• What you have to do:
Count the lines below that contain the word "this" and give only that number.

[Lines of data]
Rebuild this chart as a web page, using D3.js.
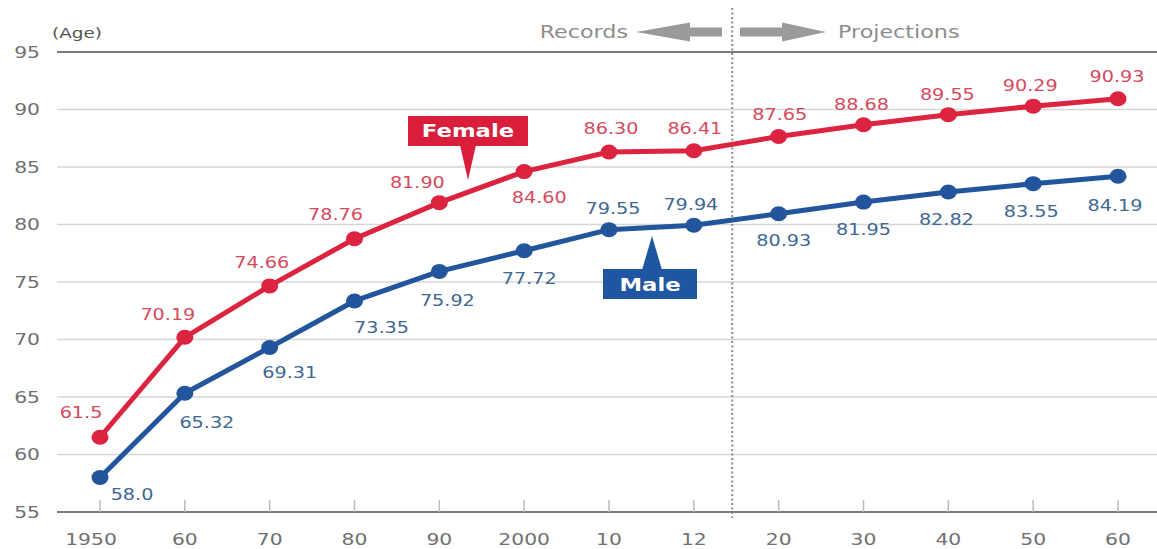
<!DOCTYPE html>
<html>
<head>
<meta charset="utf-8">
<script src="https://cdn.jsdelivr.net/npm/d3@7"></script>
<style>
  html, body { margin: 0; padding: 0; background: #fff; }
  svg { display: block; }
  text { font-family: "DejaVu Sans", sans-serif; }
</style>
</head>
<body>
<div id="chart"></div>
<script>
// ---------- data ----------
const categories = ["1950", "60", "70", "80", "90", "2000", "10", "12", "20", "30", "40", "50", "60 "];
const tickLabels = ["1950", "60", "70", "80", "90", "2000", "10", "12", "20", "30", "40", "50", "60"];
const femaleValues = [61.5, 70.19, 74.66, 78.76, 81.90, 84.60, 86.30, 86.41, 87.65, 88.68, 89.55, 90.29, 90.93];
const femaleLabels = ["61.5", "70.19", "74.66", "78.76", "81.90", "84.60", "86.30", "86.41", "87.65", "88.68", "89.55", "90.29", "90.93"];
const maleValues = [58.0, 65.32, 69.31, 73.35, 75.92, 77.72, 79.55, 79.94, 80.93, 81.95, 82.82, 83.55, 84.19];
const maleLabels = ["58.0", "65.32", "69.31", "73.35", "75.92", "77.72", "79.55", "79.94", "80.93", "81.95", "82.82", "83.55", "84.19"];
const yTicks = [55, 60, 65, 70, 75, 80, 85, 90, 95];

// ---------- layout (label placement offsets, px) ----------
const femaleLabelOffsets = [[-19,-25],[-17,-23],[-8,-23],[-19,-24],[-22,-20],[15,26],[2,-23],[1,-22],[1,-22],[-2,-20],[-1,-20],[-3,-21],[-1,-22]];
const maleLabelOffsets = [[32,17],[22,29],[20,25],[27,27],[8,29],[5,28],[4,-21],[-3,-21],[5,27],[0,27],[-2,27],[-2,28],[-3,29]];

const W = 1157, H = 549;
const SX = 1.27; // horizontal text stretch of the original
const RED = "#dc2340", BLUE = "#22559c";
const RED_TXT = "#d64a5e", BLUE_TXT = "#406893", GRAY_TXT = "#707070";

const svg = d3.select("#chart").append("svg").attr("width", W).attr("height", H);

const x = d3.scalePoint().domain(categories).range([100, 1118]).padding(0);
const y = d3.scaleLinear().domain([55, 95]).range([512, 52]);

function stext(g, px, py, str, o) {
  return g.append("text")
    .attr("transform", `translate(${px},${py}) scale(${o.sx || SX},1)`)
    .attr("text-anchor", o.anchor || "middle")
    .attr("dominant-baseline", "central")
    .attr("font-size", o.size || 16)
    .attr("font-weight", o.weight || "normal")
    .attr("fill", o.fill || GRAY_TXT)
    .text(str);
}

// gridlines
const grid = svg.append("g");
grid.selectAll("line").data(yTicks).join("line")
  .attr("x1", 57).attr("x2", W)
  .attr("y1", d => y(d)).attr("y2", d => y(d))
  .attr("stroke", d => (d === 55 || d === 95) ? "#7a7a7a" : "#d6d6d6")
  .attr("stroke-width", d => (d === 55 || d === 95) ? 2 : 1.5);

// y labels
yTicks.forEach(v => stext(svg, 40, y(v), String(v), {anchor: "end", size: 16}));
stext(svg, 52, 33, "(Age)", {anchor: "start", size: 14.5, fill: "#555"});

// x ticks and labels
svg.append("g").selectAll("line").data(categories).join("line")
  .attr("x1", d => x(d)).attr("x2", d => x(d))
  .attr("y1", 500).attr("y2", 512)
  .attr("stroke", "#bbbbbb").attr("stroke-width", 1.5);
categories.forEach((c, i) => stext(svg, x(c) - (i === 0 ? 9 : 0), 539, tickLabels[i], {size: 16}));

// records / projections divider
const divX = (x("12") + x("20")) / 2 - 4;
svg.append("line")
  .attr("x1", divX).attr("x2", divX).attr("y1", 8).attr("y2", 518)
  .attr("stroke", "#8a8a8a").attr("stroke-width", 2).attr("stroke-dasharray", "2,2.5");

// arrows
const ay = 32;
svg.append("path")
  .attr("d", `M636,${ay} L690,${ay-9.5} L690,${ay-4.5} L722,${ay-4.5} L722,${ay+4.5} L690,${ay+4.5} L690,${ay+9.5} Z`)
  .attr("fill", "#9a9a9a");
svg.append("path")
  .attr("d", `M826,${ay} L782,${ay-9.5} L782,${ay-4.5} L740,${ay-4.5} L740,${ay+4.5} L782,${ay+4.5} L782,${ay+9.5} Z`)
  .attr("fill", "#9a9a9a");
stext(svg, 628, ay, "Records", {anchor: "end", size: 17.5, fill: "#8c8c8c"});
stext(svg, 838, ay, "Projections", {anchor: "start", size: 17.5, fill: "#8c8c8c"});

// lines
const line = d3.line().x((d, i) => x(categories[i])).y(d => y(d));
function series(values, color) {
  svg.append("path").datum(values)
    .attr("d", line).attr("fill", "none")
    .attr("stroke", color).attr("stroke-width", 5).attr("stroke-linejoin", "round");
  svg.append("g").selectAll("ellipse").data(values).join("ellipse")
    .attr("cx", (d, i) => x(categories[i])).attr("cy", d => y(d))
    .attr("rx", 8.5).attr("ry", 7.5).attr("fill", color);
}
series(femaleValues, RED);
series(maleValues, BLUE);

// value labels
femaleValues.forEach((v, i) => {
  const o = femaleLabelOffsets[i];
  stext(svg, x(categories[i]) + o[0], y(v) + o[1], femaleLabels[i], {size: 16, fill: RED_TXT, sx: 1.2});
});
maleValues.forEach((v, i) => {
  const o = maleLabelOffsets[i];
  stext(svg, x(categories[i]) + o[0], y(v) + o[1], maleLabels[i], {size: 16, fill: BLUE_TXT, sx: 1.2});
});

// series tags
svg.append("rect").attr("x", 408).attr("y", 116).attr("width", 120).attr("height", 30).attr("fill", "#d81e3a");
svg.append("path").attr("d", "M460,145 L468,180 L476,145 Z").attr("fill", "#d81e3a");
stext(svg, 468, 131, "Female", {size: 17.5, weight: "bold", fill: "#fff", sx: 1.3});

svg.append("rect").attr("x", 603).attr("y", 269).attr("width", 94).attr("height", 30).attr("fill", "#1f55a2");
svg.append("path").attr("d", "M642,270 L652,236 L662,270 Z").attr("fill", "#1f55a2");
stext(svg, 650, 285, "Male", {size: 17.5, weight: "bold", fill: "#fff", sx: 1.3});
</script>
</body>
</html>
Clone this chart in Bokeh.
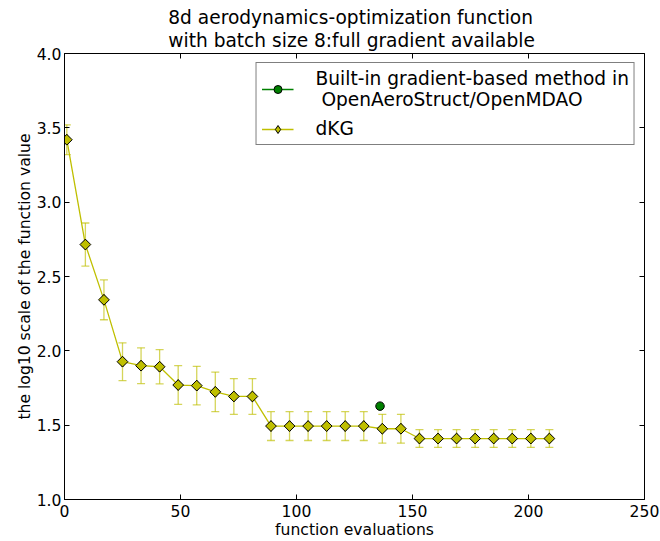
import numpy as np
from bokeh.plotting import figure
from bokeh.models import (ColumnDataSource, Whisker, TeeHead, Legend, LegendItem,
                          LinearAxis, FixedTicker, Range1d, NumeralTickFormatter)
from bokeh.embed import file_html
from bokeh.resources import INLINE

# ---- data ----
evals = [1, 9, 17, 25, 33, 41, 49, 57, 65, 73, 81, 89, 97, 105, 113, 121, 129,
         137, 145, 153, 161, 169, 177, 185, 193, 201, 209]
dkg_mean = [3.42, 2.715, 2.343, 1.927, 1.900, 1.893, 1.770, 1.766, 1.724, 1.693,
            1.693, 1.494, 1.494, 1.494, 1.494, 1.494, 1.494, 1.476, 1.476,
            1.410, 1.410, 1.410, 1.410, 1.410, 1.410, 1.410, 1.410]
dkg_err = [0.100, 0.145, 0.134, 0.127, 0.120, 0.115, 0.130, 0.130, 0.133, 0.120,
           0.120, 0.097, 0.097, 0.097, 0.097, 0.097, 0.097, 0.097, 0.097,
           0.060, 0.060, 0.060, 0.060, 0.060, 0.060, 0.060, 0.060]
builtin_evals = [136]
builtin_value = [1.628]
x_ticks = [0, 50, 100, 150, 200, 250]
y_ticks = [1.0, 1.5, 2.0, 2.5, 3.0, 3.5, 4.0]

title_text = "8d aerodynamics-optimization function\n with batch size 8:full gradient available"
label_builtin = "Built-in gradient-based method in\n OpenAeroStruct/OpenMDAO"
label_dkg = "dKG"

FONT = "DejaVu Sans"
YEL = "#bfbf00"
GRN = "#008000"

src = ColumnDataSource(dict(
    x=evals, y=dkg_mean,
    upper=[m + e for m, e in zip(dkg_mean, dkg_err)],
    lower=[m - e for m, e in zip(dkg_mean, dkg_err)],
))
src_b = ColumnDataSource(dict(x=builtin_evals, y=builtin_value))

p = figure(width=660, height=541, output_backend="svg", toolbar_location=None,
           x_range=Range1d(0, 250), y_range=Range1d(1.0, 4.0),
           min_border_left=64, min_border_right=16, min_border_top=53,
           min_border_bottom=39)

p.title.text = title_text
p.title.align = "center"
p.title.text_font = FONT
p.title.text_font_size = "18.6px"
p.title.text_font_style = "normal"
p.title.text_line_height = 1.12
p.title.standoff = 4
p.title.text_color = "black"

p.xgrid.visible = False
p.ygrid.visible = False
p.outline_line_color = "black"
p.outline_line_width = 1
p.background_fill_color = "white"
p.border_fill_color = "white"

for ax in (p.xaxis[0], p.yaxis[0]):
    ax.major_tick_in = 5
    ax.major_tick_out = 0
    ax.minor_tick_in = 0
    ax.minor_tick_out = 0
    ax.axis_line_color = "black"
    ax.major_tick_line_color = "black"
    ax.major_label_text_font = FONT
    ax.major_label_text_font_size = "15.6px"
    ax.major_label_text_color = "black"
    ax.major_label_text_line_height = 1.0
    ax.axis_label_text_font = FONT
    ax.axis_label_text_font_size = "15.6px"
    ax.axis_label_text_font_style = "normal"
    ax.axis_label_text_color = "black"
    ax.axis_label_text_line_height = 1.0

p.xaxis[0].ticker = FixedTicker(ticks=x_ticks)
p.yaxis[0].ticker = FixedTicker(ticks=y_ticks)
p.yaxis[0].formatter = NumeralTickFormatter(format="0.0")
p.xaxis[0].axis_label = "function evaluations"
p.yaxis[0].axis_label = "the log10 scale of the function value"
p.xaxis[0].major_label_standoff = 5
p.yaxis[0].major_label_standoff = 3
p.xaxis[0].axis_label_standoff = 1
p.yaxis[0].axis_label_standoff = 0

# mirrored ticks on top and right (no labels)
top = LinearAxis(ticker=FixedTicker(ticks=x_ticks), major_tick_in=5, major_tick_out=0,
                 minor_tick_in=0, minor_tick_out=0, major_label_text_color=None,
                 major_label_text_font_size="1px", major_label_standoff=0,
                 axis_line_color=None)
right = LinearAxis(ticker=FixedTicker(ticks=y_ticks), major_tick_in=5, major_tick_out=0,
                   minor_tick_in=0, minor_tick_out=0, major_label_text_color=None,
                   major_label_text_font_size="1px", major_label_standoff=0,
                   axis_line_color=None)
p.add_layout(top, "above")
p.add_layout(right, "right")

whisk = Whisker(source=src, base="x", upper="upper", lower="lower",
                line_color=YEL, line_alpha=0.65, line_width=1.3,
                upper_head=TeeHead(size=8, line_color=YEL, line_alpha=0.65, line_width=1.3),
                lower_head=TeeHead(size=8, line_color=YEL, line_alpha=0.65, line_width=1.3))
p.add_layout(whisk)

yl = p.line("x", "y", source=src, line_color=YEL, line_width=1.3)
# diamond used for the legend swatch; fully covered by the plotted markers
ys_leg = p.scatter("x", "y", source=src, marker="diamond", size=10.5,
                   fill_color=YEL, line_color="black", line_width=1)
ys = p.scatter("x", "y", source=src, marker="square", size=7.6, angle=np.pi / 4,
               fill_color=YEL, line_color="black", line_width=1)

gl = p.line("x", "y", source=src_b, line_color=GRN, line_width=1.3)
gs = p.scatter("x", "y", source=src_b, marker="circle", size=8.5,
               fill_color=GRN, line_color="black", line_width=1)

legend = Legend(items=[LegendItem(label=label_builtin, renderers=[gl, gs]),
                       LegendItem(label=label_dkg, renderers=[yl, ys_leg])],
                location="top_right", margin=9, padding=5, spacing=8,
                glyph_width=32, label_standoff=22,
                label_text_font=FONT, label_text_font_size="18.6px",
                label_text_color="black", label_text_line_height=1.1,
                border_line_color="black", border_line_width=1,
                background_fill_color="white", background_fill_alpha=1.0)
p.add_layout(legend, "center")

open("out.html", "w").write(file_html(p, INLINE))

• Reply to the exercise:
2